Sen. Tim Sheldon, D-Potlatch, said the rejection of the Vancouver oil terminal demonstrates a “bias by the Inslee Administration against major industrial projects outside the central Puget Sound area,” according to a press release. 

“I feel sorry for the people who would have gotten good, high-paying jobs — for the unionized workers and everyone else who would have benefitted,” he said in a press release. “The Inslee Administration has become a killing field for anything the Seattle environmental crowd opposes, and people who live anywhere else are the ones who suffer.”

Sheldon is elected as a Democrat but caucuses with Senate Republicans. 

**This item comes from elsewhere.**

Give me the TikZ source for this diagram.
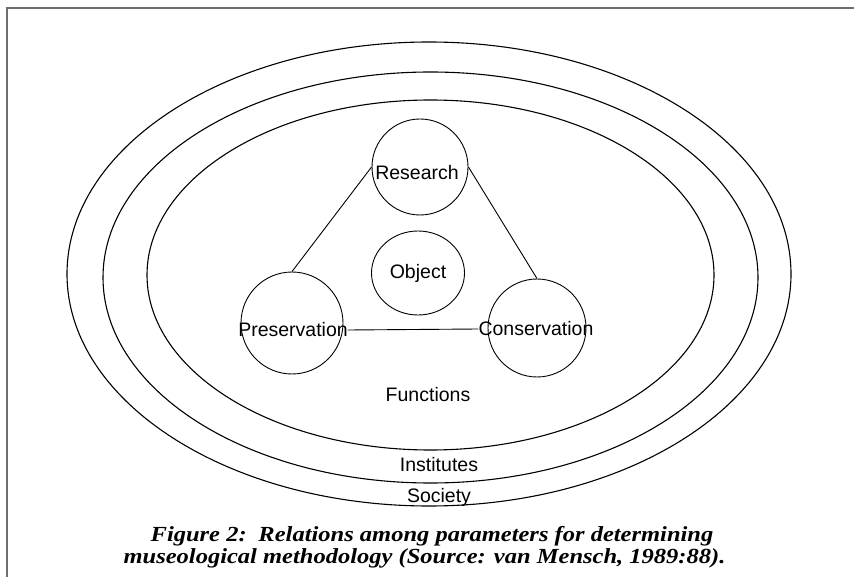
\documentclass[tikz,border=0pt]{standalone}
\usepackage{fontspec}
\setmainfont{Liberation Sans}
\newfontfamily\capfont[FakeStretch=1.14]{Liberation Serif}
\usetikzlibrary{shapes.geometric}
\definecolor{framegray}{RGB}{110,110,110}
\begin{document}
\begin{tikzpicture}[x=1pt,y=-1pt,
  ring/.style={draw=black,line width=1.1pt},
  circ/.style={draw=black,line width=0.9pt,circle,inner sep=0pt},
  lbl/.style={inner sep=0pt,font=\fontsize{19.5}{23}\selectfont},
  capline/.style={inner sep=0pt,anchor=base,font=\capfont\bfseries\itshape\fontsize{21.5}{24}\selectfont},
  link/.style={draw=black,line width=0.9pt}]
\useasboundingbox (0,0) rectangle (854,577);
% frame
\draw[framegray,line width=1.6pt] (7,577) -- (7,8) -- (854,8);
% rings
\draw[ring] (429,274) ellipse [x radius=362, y radius=232];
\draw[ring] (430.5,277.5) ellipse [x radius=327.5, y radius=205.5];
\draw[ring] (430.5,275) ellipse [x radius=283.5, y radius=175];
% circles
\node[circ,minimum size=96pt] (rc) at (420,167) {};
\node[circ,minimum size=102pt] (pc) at (292,323) {};
\node[circ,minimum size=98pt] (cc) at (537,328) {};
\node[draw=black,line width=0.9pt,ellipse,inner sep=0pt,minimum width=93pt,minimum height=84pt,lbl] (oc) at (418,273) {Object};
% labels
\node[lbl] (rt) at (417,173) {Research};
\node[lbl] (pt) at (293,330) {Preservation};
\node[lbl] (ct) at (536,329) {Conservation};
\node[lbl] (ft) at (428,395) {Functions};
\node[lbl] (it) at (439,465) {Institutes};
\node[lbl] (st) at (439,497) {Society};
% connectors
\draw[link] (rc.west) -- (pc.north);
\draw[link] (rc.east) -- (cc.north);
\draw[link] (pt.east) -- (ct.west);
% caption
\node[capline] (cap1) at (432,541) {Figure 2:\hspace{0.55em}Relations among parameters for determining};
\node[capline] (cap2) at (424.5,563) {museological methodology (Source: van Mensch, 1989:88).};
\end{tikzpicture}
\end{document}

On Tuesday of last week, the governor’s Energy Facility Site Evaluation Council recommended the state reject a $210 million shipping terminal proposed by Vancouver Energy. However, Inslee will have the final say. 

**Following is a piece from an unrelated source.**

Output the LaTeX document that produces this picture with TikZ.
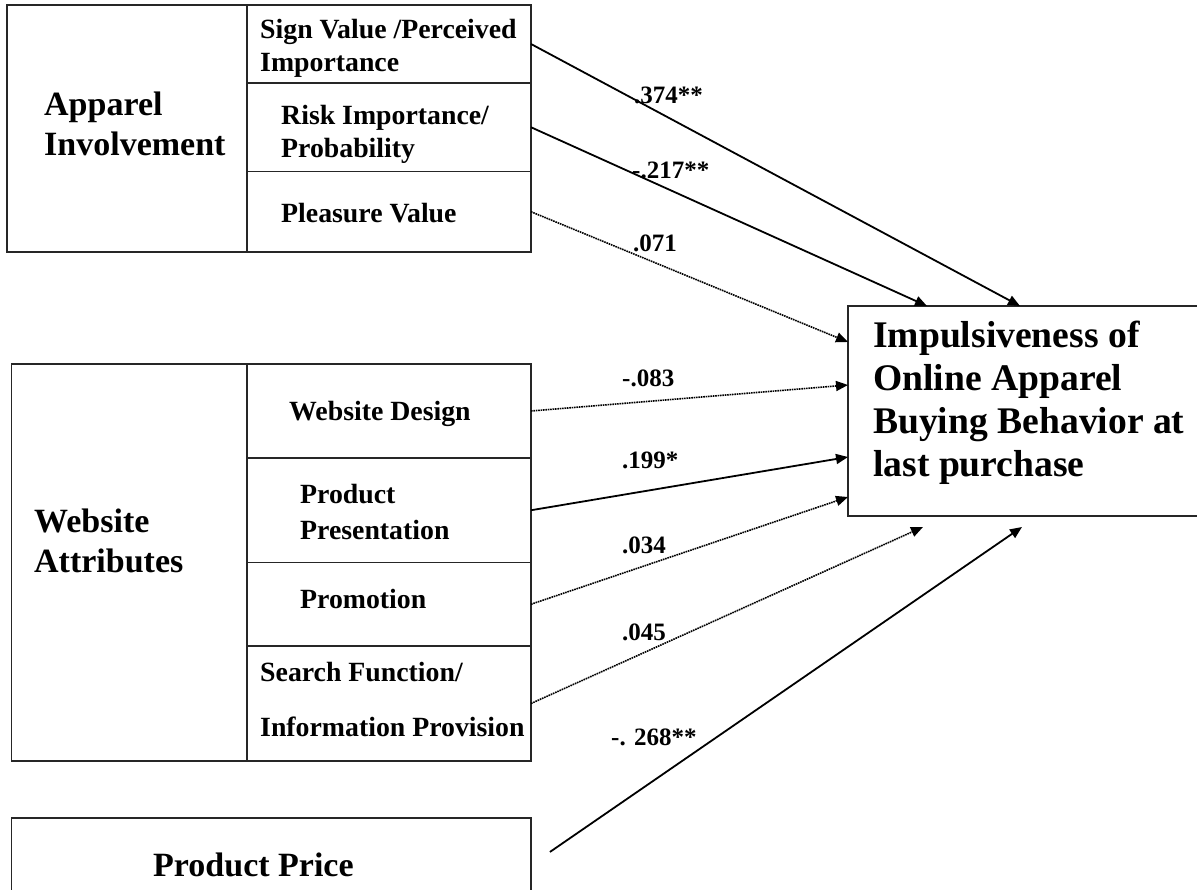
\documentclass[tikz,border=0pt]{standalone}
\usepackage{fontspec}
\setmainfont{Liberation Serif}
\usepackage{xcolor}
\usepackage{tikz}
\usetikzlibrary{shapes,arrows,arrows.meta,positioning}

\tikzset{
    cell/.style={draw=black!85, line width=1.2pt, inner sep=0pt, outer sep=0pt, anchor=north west},
    sublbl/.style={font=\fontsize{27.8}{33}\selectfont\bfseries, align=left, inner sep=0pt, anchor=west},
    grplbl/.style={font=\fontsize{34}{40}\selectfont\bfseries, align=left, inner sep=0pt, anchor=west},
    outlbl/.style={font=\fontsize{37.6}{43}\selectfont\bfseries, align=left, inner sep=0pt, anchor=west},
    coef/.style={font=\fontsize{25}{29}\selectfont\bfseries, inner sep=0pt, anchor=west},
    sig/.style={line width=1.8pt, -{Triangle[length=12pt,width=10pt]}},
    nonsig/.style={line width=1.6pt, dash pattern=on 1.6pt off 0.8pt, -{Triangle[length=12pt,width=10pt]}}
}

\begin{document}
\begin{tikzpicture}[x=1pt, y=-1pt]
    \useasboundingbox (0,0) rectangle (1197,890);
    \clip (0,0) rectangle (1197,890);

    % apparel involvement block
    \node[cell, minimum width=240pt, minimum height=247pt] (appinv) at (7,5) {};
    \node[cell, minimum width=284pt, minimum height=78pt] (sign) at (appinv.north east) {};
    \node[cell, minimum width=284pt, minimum height=88.5pt] (risk) at (sign.south west) {};
    \node[cell, minimum width=284pt, minimum height=80.5pt] (pleasure) at (risk.south west) {};

    \node[grplbl] (appinvtxt) at (44,124) {Apparel\\Involvement};
    \node[sublbl] (signtxt) at (260,48) {Sign Value /Perceived\\Importance};
    \node[sublbl] (risktxt) at (281,134) {Risk Importance/\\Probability};
    \node[sublbl] (pleasuretxt) at (281,213) {Pleasure Value};

    % website attributes block
    \node[cell, minimum width=235.5pt, minimum height=397pt] (webattr) at (11.5,364) {};
    \node[cell, minimum width=284pt, minimum height=94pt] (design) at (webattr.north east) {};
    \node[cell, minimum width=284pt, minimum height=104.5pt] (present) at (design.south west) {};
    \node[cell, minimum width=284pt, minimum height=83.5pt] (promo) at (present.south west) {};
    \node[cell, minimum width=284pt, minimum height=115pt] (search) at (promo.south west) {};

    \node[grplbl] (webattrtxt) at (34,541) {Website\\Attributes};
    \node[sublbl] (designtxt) at (289,414) {Website Design};
    \node[sublbl] (presenttxt) at (300,512) {Product\\[3pt]Presentation};
    \node[sublbl] (promotxt) at (300,599) {Promotion};
    \node[sublbl] (searchtxt) at (260,699) {Search Function/\\[22pt]Information Provision};

    % price
    \node[cell, minimum width=519.5pt, minimum height=94pt] (price) at (11.5,818) {};
    \node[grplbl] (pricetxt) at (153,865) {Product Price};

    % outcome
    \node[cell, minimum width=362pt, minimum height=210pt] (impulse) at (848,306) {};
    \node[outlbl] (impulsetxt) at (873,403) {Impulsiveness of\\Online Apparel\\Buying Behavior at\\last purchase};

    % paths
    \draw[sig] (sign.east) -- ([xshift=172pt]impulse.north west);
    \draw[sig] (risk.east) -- ([xshift=79pt]impulse.north west);
    \draw[nonsig] (pleasure.east) -- ([yshift=-36pt]impulse.north west);
    \draw[nonsig] (design.east) -- ([yshift=-79pt]impulse.north west);
    \draw[sig] (present.east) -- ([yshift=-151pt]impulse.north west);
    \draw[nonsig] (promo.east) -- ([yshift=-191pt]impulse.north west);
    \draw[nonsig] (search.east) -- ([xshift=75pt,yshift=-11pt]impulse.south west);
    \draw[sig, shorten <=23pt] (price.east) -- ([xshift=174pt,yshift=-11pt]impulse.south west);

    % coefficients
    \node[coef] (c1) at (634,95) {.374**};
    \node[coef] (c2) at (632,170) {-.217**};
    \node[coef] (c3) at (633,243) {.071};
    \node[coef] (c4) at (622,378) {-.083};
    \node[coef] (c5) at (622,460) {.199*};
    \node[coef] (c6) at (622,545) {.034};
    \node[coef] (c7) at (622,632) {.045};
    \node[coef] (c8) at (611,737) {-. 268**};
\end{tikzpicture}
\end{document}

The press release states the governor has shown a pattern of opposing projects involving fossil fuels while ignoring any economic benefit to the state. In addition, it states the reasons for the denials can be applied to other projects as well.   

“What we are seeing is an attempt by urban special interest groups to realign our state. Instead of seeing us as part of the Pacific Northwest, sharing our interests with Idaho, Montana, Oregon and Alaska, they are drawing a big blue line around a West Coast nature preserve where cities like L.A., San Francisco, Portland and Seattle lord it over everyone else,” Shelton said in a press release. “I can’t blame labor unions for being furious with Inslee. This is part of a bigger problem affecting every one of us who live outside the central Puget Sound area. The Inslee Administration is writing new rules that will make our lives harder — from air regulations that will drive up the price of gas and electricity, to water regulations requiring perfection that can’t be measured by science. The Supreme Court’s Hirst decision makes it all but impossible to drill small household wells, which are critical to rural areas like mine, even though there is no evidence they cause a problem. Yet my urban colleagues in the Legislature stand in the way of a proper fix because they can’t see how this hurts the rest of us. In a session where urban interests hope to dominate the Legislature, this insensitivity to the rest of the state poses a real danger. Let’s call it what it is — a war on Washington — and declare that this has to stop.”